Background: The receptor activator of the nuclear factor-kappa B ligand (RANKL), the receptor activator of nuclear factor-kappa B (RANK), and the osteoprotegerin (OPG) signaling pathway play an important role in the regulation of bone remodeling and osteoclast differentiation. Quantitative ultrasound (QUS) is a relatively recent and noninvasive method providing structural information on microstructure, bone elasticity, and connectivity.
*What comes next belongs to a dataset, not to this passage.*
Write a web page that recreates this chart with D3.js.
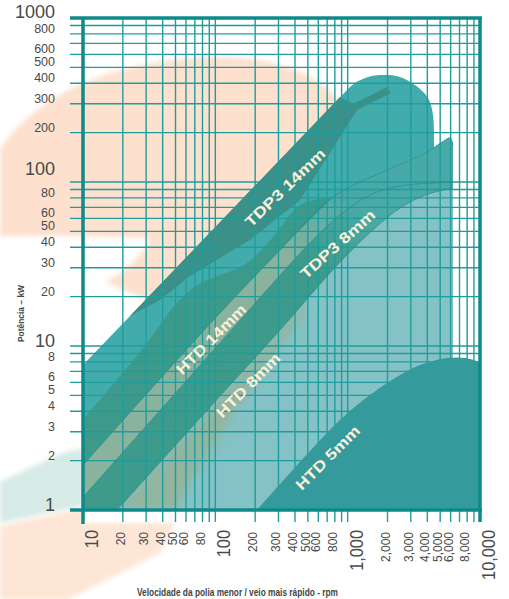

However, in contrast to bone mineral density measurements, the possible association of the RANKL/RANK/OPG pathway with heel QUS has not been analyzed.

 

Objectives: The aim of this study was to assess, for the first time, the contribution of the RANKL/RANK/OPG pathway genes in the genetic background of heel QUS parameters.

 

Methods: Ten single-nucleotide polymorphisms (SNPs) of RANKL (rs9594759, rs12585014, rs7988338, rs2148073), RANK (rs1805034, rs12458117, rs3018362), and OPG (rs4355801, rs3102735, rs2073618) were selected as genetic markers and genotyped using Open Array technology in 575 self-reported Caucasian individuals aged 18-25. Bone mass in the right calcaneus was estimated with QUS to obtain the broadband ultrasound attenuation (BUA) measurement (dB/MHz). Linear regression analyses were performed to test the possible association between the SNPs and BUA.

 

Results: Linear regression analysis of all the tested SNPs revealed no significant association with the BUA parameter after adjusting for age, gender, weight, height, physical activity, and calcium intake. The lowest p-value was observed for the rs9594759 RANKL polymorphism and heel QUS (p = .06; b* = -.075, 95% CI [-0.960, 0.028]).

 

Conclusion: Our results suggest that the polymorphism of the RANKL, RANK, and OPG genes does not make a significant genetic contribution to heel ultrasound measurements in a population of young Caucasian adults. Further studies replicating the results in independent populations are needed to support these initial findings.